Do no harm focuses on non-maleficence, or not hurting or harming someone through neglect. Do no harm, as a maxim could be restated as “given an existing problem, it may be better not to do something, or even to do nothing than to risk causing more harm than good.”

Lately, technology companies are trying to use the term do no harm in their branding. I’ll write more about that in future posts.

For now, I’d like to just focus on our interactions and connections with others. This could be on an individual, local level. this could also be your interactions with others online…in networked social spaces.

There is harm that can occur in solely having a do no harm mindset.

We often only associate evil, or harm with bad intention. I believe that harm happen through apathy or neglect.

Instead of focusing on a do no harm mindset, I think we can strive for a more supportive agent of change in our interactions with others.

There’s a difference between do no harm and immersion, investing, and accompaniment.

Immersion is the act of dipping something in a substance, completely covering it. It might be something physical, such as plunging your body into water, or metaphorical, such as becoming totally immersed in a project.
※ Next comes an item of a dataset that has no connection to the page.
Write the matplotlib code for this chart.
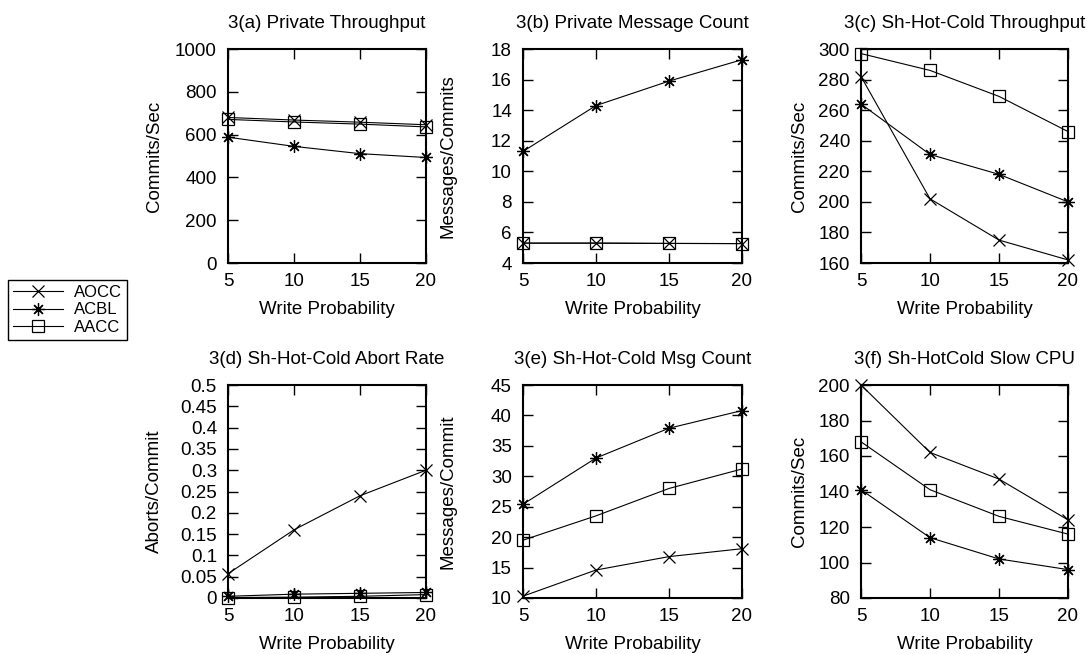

Investing is the act of allocating resources with the expectation of a positive benefit or return in the future. It can include endowing others with authority or power.

Accompaniment is something that is supplementary to or complements something else. It is an addition (such as an ornament) intended to give completeness or symmetry to something.

Perhaps instead of simply living our own lives and trying to do no harm, we need to think more about walking with someone else and helping them build their muscles.